Script and Language Support


Several glyph effects have been included in fonts to support the use of non-European scripts. While these effects typically apply to one or more non-European scripts, they can sometimes be used in European scripts for visual effect.

Vertical Substitution

The Vertical Substitution feature type can be used to specify that glyphs need to change their appearance in vertical runs of text.

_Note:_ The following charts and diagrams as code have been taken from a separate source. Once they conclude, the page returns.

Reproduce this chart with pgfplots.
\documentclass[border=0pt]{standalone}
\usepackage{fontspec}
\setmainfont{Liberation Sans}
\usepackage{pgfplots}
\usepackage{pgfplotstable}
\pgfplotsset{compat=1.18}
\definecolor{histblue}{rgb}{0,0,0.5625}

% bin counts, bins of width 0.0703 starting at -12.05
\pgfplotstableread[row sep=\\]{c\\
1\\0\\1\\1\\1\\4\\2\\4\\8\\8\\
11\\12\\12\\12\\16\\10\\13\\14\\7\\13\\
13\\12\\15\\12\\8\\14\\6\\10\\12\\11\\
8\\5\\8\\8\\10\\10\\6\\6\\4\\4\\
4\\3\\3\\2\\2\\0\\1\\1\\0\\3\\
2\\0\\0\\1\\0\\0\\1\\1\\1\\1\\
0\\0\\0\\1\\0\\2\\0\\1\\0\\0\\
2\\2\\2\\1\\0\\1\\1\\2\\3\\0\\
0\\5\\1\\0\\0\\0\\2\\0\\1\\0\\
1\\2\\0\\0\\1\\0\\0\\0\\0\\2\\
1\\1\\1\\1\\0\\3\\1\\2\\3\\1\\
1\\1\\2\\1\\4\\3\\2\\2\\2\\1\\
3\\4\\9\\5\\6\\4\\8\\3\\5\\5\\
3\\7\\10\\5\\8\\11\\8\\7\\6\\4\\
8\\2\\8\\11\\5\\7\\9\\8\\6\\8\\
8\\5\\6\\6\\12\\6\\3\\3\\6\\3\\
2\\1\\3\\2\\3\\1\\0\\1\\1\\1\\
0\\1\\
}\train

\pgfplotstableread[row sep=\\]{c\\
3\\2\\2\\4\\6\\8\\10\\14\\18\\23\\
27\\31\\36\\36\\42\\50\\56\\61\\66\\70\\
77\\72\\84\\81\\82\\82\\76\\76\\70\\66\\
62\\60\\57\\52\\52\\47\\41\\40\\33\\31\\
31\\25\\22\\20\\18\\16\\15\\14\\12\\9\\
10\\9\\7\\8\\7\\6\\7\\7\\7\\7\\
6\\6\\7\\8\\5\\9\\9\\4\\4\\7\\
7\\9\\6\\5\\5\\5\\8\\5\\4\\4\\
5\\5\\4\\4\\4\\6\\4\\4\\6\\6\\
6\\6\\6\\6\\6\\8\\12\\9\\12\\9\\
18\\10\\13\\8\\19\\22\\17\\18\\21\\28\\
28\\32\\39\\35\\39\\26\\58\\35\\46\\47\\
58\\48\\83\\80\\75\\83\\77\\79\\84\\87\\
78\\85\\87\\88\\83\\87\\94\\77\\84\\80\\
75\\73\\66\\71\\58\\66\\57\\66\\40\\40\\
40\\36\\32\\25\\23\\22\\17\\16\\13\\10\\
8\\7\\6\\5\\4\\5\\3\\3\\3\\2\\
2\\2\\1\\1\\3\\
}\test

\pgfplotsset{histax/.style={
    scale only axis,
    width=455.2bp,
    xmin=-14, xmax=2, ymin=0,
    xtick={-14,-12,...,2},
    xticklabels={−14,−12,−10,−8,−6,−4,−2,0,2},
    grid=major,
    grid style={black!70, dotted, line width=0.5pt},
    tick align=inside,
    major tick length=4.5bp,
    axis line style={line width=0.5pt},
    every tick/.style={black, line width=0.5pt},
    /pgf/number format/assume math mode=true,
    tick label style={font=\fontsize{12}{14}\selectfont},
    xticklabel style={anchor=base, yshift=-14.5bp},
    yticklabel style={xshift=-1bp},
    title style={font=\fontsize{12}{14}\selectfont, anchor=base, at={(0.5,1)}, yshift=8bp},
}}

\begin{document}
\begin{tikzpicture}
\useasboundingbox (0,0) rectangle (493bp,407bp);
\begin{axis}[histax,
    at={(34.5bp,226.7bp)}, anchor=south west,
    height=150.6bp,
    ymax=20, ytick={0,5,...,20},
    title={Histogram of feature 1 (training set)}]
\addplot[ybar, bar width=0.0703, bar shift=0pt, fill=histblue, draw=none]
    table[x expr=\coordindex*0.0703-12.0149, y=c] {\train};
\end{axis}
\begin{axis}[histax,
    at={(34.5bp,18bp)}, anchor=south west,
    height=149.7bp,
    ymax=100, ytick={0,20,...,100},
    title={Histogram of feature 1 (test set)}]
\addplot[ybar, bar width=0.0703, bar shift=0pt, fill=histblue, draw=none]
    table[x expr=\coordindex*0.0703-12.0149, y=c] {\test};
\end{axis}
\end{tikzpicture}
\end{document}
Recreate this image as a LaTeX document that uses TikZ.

This might be automatically triggered in an application that supports vertical text.

It's most useful for Kanji and other scripts which can be written vertically, but it can also be very handy when scripts typically written horizontally are written vertically, either for display, or within a vertically-written script (eg. an English word within some vertically-set Kanji).

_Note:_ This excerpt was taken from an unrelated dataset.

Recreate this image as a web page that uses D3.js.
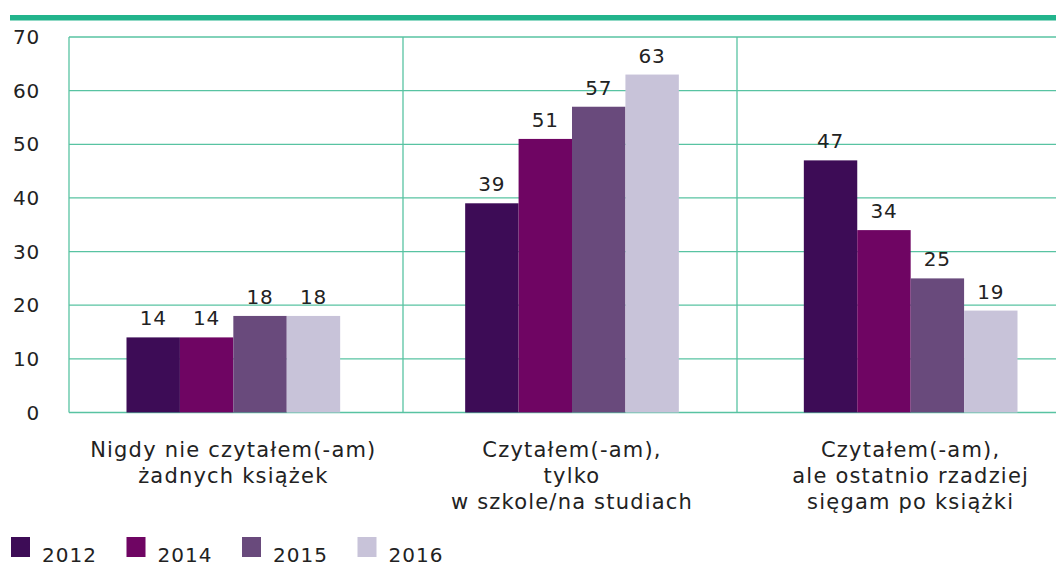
<!DOCTYPE html>
<html>
<head>
<meta charset="utf-8">
<script src="https://cdn.jsdelivr.net/npm/d3@7"></script>
<style>
  body { margin: 0; background: #fff; }
  svg { display: block; font-family: "DejaVu Sans", sans-serif; }
</style>
</head>
<body>
<svg id="chart" width="1056" height="566"></svg>
<script>
// data
const categories = [
    ["Nigdy nie czytałem(-am)", "żadnych książek"],
    ["Czytałem(-am),", "tylko", "w szkole/na studiach"],
    ["Czytałem(-am),", "ale ostatnio rzadziej", "sięgam po książki"]
];
const years = ["2012", "2014", "2015", "2016"];
const values2012 = [14, 39, 47];
const values2014 = [14, 51, 34];
const values2015 = [18, 57, 25];
const values2016 = [18, 63, 19];
const yTicks = [0, 10, 20, 30, 40, 50, 60, 70];
const colors = ["#3d0c56", "#6f0563", "#694a7c", "#c8c3d9"];

const series = [values2012, values2014, values2015, values2016];

const svg = d3.select("#chart");
const plotLeft = 69, plotRight = 1071, plotTop = 37, plotBottom = 412.5;
const gridColor = "#58c3a2";
const textColor = "#222";

// thick band at the very top
svg.append("rect")
    .attr("x", 10).attr("y", 15)
    .attr("width", 1046).attr("height", 5.5)
    .attr("fill", "#22b48c");

// group frames
const x = d3.scaleBand()
    .domain(d3.range(categories.length))
    .range([plotLeft, plotRight]);
// bar groups sit a little wider apart than the frames
const xBars = d3.scaleBand()
    .domain(d3.range(categories.length))
    .range([64, 1080]);
const xInner = d3.scaleBand()
    .domain(years)
    .range([0, xBars.bandwidth()])
    .paddingOuter(1.17);
const y = d3.scaleLinear().domain([0, 70]).range([plotBottom, plotTop]);

// horizontal grid
svg.append("g")
    .selectAll("line")
    .data(yTicks)
    .join("line")
    .attr("x1", plotLeft).attr("x2", plotRight)
    .attr("y1", d => y(d)).attr("y2", d => y(d))
    .attr("stroke", gridColor).attr("stroke-width", 1.3);

// vertical separators between groups
svg.append("g")
    .selectAll("line")
    .data(d3.range(categories.length))
    .join("line")
    .attr("x1", d => x(d)).attr("x2", d => x(d))
    .attr("y1", plotTop).attr("y2", plotBottom)
    .attr("stroke", gridColor).attr("stroke-width", 1.3);

// y tick labels
svg.append("g")
    .selectAll("text")
    .data(yTicks)
    .join("text")
    .attr("x", 40)
    .attr("y", d => y(d) + 7)
    .attr("text-anchor", "end")
    .attr("font-size", 20)
    .attr("letter-spacing", 0.8)
    .attr("fill", textColor)
    .text(d => d);

// bars
const groups = svg.append("g")
    .selectAll("g")
    .data(categories.map((c, i) => i))
    .join("g")
    .attr("transform", i => `translate(${xBars(i)},0)`);

groups.selectAll("rect")
    .data(i => years.map((yr, k) => ({ yr, k, v: series[k][i] })))
    .join("rect")
    .attr("x", d => xInner(d.yr))
    .attr("width", xInner.bandwidth())
    .attr("y", d => y(d.v))
    .attr("height", d => plotBottom - y(d.v))
    .attr("fill", d => colors[d.k]);

groups.selectAll("text")
    .data(i => years.map((yr, k) => ({ yr, k, v: series[k][i] })))
    .join("text")
    .attr("x", d => xInner(d.yr) + xInner.bandwidth() / 2)
    .attr("y", d => y(d.v) - 12)
    .attr("text-anchor", "middle")
    .attr("font-size", 20)
    .attr("letter-spacing", 0.8)
    .attr("fill", textColor)
    .text(d => d.v);

// category labels
svg.append("g")
    .selectAll("text")
    .data(categories)
    .join("text")
    .attr("x", (d, i) => xBars(i) + xBars.bandwidth() / 2)
    .attr("y", 457)
    .attr("text-anchor", "middle")
    .attr("font-size", 21)
    .attr("letter-spacing", 1.2)
    .attr("fill", textColor)
    .selectAll("tspan")
    .data(d => d)
    .join("tspan")
    .attr("x", function() { return this.parentNode.getAttribute("x"); })
    .attr("dy", (d, i) => i === 0 ? 0 : 26)
    .text(d => d);

// legend
const legend = svg.append("g")
    .selectAll("g")
    .data(years)
    .join("g")
    .attr("transform", (d, i) => `translate(${11 + i * 115.5},537)`);
legend.append("rect")
    .attr("width", 19).attr("height", 20)
    .attr("fill", (d, i) => colors[i]);
legend.append("text")
    .attr("x", 31).attr("y", 25)
    .attr("font-size", 20)
    .attr("letter-spacing", 1)
    .attr("fill", textColor)
    .text(d => d);
</script>
</body>
</html>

The Vertical Substitution feature has one setting, which can be on or off.

Substitute Vertical Forms

Example

Glyphs:
Horizontal forms; Vertical forms.
Effect:
Horizontally-oriented glyphs (such as brackets) are replaced with vertically-oriented versions.
Editor:
1-for-1 non-contextual editor.

Character Shape

The Character Shape feature type is primarily for use with Chinese fonts to specify the use of the Traditional or Simplified character forms. This is not done as a Glyph Alternate setting because the difference between Traditional and Simplified characters is a well-defined linguistic, rather than stylistic, feature of Chinese.

This is an exclusive feature.

Traditional Characters

Examples

Glyphs:
Traditonal Chinese characters.
Effect:
Forces GX to display Chinese text using traditional character forms.
Editor:
1-for-1 non-contextual editor

Simplified Characters

Examples

Glyphs:
Simplified Chinese characters.
Effect:
Forces GX to display Chinese text using simplified character forms.
Editor:
1-for-1 non-contextual editor.

Diacritics

The Diacritics feature type allows control over how diacritics (i.e. accent marks or applied vowels) appear in text. This is useful in Arabic children's book text, where the same text could be shown with vowels for children (inexperienced readers) and without vowels for adults.

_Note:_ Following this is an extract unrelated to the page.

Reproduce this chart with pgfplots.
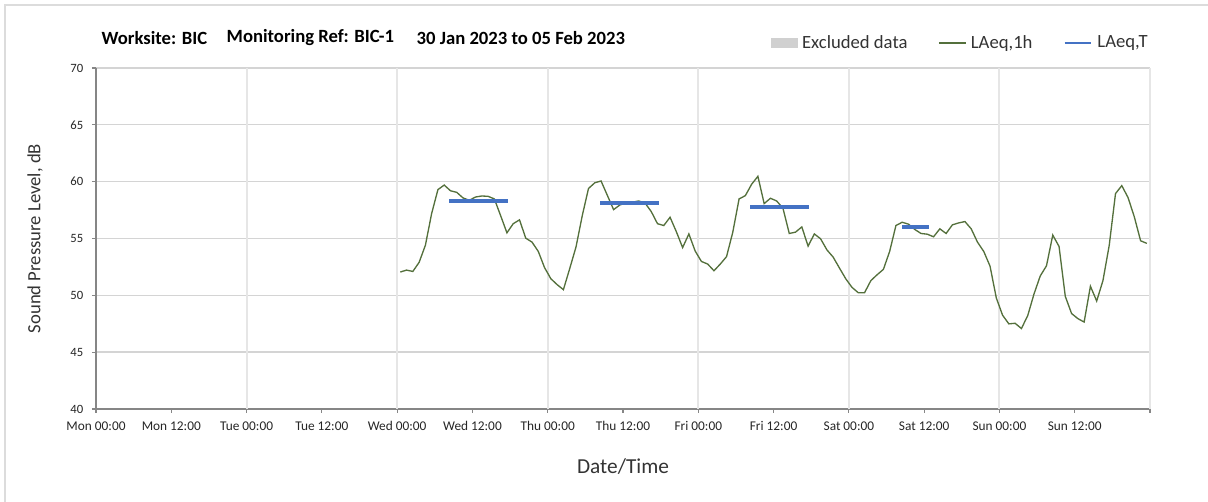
\documentclass[border=0pt]{standalone}
\usepackage{fontspec}
\setmainfont{Carlito}
\usepackage{pgfplots}
\usepackage{pgfplotstable}
\pgfplotsset{compat=1.18}
\definecolor{laeqgreen}{RGB}{84,112,60}
\definecolor{laeqblue}{RGB}{68,114,196}
\definecolor{gridgray}{RGB}{212,212,212}
\definecolor{vgridgray}{RGB}{230,230,230}
\definecolor{axisgray}{RGB}{134,134,134}
\definecolor{exclgray}{RGB}{208,208,208}
\definecolor{framegray}{RGB}{220,220,220}

\pgfplotsset{
  lineleg/.style={legend image code/.code={\draw[##1] (0pt,0pt) -- (20pt,0pt);}},
  blueleg/.style={legend image code/.code={\draw[##1, line width=2.2pt] (0pt,0pt) -- (20pt,0pt);}},
  arealeg/.style={legend image code/.code={\fill[exclgray] (0pt,-3.5pt) rectangle (19.5pt,3.5pt);}},
}

% hourly LAeq,1h (hours from Mon 00:00)
\pgfplotstableread{
h laeq
48.5 52.05
49.5 52.22
50.5 52.10
51.5 52.90
52.5 54.40
53.5 57.20
54.5 59.30
55.5 59.70
56.5 59.20
57.5 59.06
58.5 58.57
59.5 58.36
60.5 58.65
61.5 58.74
62.5 58.71
63.5 58.48
64.5 57.00
65.5 55.50
66.5 56.30
67.5 56.64
68.5 55.03
69.5 54.68
70.5 53.86
71.5 52.43
72.5 51.46
73.5 50.94
74.5 50.50
75.5 52.34
76.5 54.24
77.5 57.00
78.5 59.40
79.5 59.90
80.5 60.06
81.5 58.80
82.5 57.54
83.5 57.95
84.5 58.13
85.5 58.19
86.5 58.30
87.5 58.13
88.5 57.37
89.5 56.30
90.5 56.14
91.5 56.87
92.5 55.60
93.5 54.20
94.5 55.40
95.5 53.90
96.5 52.98
97.5 52.75
98.5 52.16
99.5 52.75
100.5 53.40
101.5 55.56
102.5 58.48
103.5 58.77
104.5 59.77
105.5 60.47
106.5 58.07
107.5 58.54
108.5 58.30
109.5 57.65
110.5 55.44
111.5 55.56
112.5 56.02
113.5 54.33
114.5 55.40
115.5 54.97
116.5 54.00
117.5 53.36
118.5 52.40
119.5 51.46
120.5 50.70
121.5 50.23
122.5 50.23
123.5 51.29
124.5 51.81
125.5 52.28
126.5 53.86
127.5 56.14
128.5 56.43
129.5 56.26
130.5 55.80
131.5 55.44
132.5 55.38
133.5 55.15
134.5 55.85
135.5 55.44
136.5 56.20
137.5 56.37
138.5 56.49
139.5 55.85
140.5 54.68
141.5 53.86
142.5 52.57
143.5 49.77
144.5 48.25
145.5 47.49
146.5 47.54
147.5 47.08
148.5 48.20
149.5 50.10
150.5 51.70
151.5 52.60
152.5 55.30
153.5 54.30
154.5 49.90
155.5 48.40
156.5 47.95
157.5 47.65
158.5 50.80
159.5 49.50
160.5 51.30
161.5 54.40
162.5 58.95
163.5 59.65
164.5 58.60
165.5 56.90
166.5 54.80
167.5 54.57
}\hourly

% LAeq,T periods
\pgfplotstableread{
h laeq
56.3 58.30
65.6 58.30
nan nan
80.4 58.13
89.7 58.13
nan nan
104.3 57.78
113.6 57.78
nan nan
128.5 55.97
132.7 55.97
}\periods

\begin{document}
\begin{tikzpicture}
\begin{axis}[
  name=ax,
  scale only axis,
  width=790.5pt, height=255.75pt,
  xmin=0, xmax=168, ymin=40, ymax=70,
  axis x line*=bottom, axis y line*=left,
  axis line style={axisgray, line width=0.8pt, -},
  xtick={0,12,...,168},
  xticklabels={Mon 00:00, Mon 12:00, Tue 00:00, Tue 12:00, Wed 00:00, Wed 12:00,
    Thu 00:00, Thu 12:00, Fri 00:00, Fri 12:00, Sat 00:00, Sat 12:00,
    Sun 00:00, Sun 12:00, {}},
  ytick={40,45,...,70},
  tick align=outside, major tick length=3pt,
  tick style={axisgray, line width=0.8pt},
  ymajorgrids, major grid style={gridgray, line width=1pt},
  extra x ticks={24,48,...,168}, extra x tick labels={},
  extra x tick style={grid=major, major grid style={vgridgray, line width=1.5pt}},
  x tick label style={font=\fontsize{10}{12}\selectfont, text=black!85, yshift=-3pt},
  y tick label style={font=\fontsize{9.5}{11}\selectfont, text=black!85, xshift=-3pt,
    /pgf/number format/assume math mode=true},
  xlabel={Date/Time},
  xlabel style={font=\fontsize{16}{19}\selectfont, text=black!80,
    at={(axis description cs:0.5,-0.1701)}, anchor=center},
  ylabel={Sound Pressure Level, dB},
  ylabel style={font=\fontsize{14}{17}\selectfont, text=black!80,
    at={(axis description cs:-0.0579,0.5)}, anchor=center},
  legend columns=3,
  legend style={at={(axis description cs:1,1)}, anchor=east,
    xshift=2.5pt, yshift=18.75pt, draw=none, fill=none,
    font=\fontsize{14}{17}\selectfont, text=black!80,
    /tikz/every odd column/.append style={column sep=2.5pt},
    /tikz/every even column/.append style={column sep=22pt},
    nodes={inner sep=1pt}},
]
\addlegendimage{arealeg}
\addlegendentry{Excluded data}

\addplot[laeqgreen, line width=1pt, lineleg]
  table[x=h, y=laeq] {\hourly};
\addlegendentry{LAeq,1h}

\addplot[laeqblue, line width=3pt, unbounded coords=jump, blueleg]
  table[x=h, y=laeq] {\periods};
\addlegendentry{LAeq,T}
\end{axis}

\node[anchor=west, font=\bfseries\fontsize{14}{17}\selectfont]
  at ([shift={(0.75pt,22.5pt)}]ax.north west) {Worksite: BIC};
\node[anchor=west, font=\bfseries\fontsize{14}{17}\selectfont]
  at ([shift={(94.5pt,22.5pt)}]ax.north west) {Monitoring Ref: BIC-1};
\node[anchor=west, font=\bfseries\fontsize{14}{17}\selectfont]
  at ([shift={(237pt,22.5pt)}]ax.north west) {30 Jan 2023 to 05 Feb 2023};

\draw[framegray, line width=1pt]
  ([shift={(-68.25pt,-69.75pt)}]ax.south west) --
  ([shift={(-68.25pt,47.25pt)}]ax.north west) --
  ([shift={(43.5pt,47.25pt)}]ax.north east);

\pgfresetboundingbox
\path ([shift={(-72pt,-69.75pt)}]ax.south west) rectangle ([shift={(43.5pt,51pt)}]ax.north east);
\end{tikzpicture}
\end{document}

This effect does not affect what you type (eg., opt-n + n = ñ). That behavior is part of the keyboard, and neither the font nor GX itself know anything about it.

This is an exclusive feature.

Show Diacritics

Examples

Glyphs:
 
Effect:
 
Editor:
 
Notes:
This setting will be the default in most fonts.

Hide Diacritics

Example

Glyphs:
 
Effect:
 
Editor:
 
Notes:
The Hide Diacritics selector means to not show the marks.

Decompose Diacritics

Example

Glyphs:
None
Effect:
Diacritic marks are not attached to characters, instead they are placed in-line with the rest of the text.
Editor:
Because of a TrueEdit bug, there is no editor for this feature.
 

Linguistic Rearrangement

The Linguistic Rearrangement feature type specifies whether linguistic rearrangement of glyphs (such as happens in South Asian scripts) should happen. It is on by default for fonts representing these scripts.

Linguistic Rearrangement

 

Glyphs:
As appropriate
Effect:
As appropriate
Editor:
Not implemented.
Notes:
The default is 'enabled' for fonts representing the relevant scripts.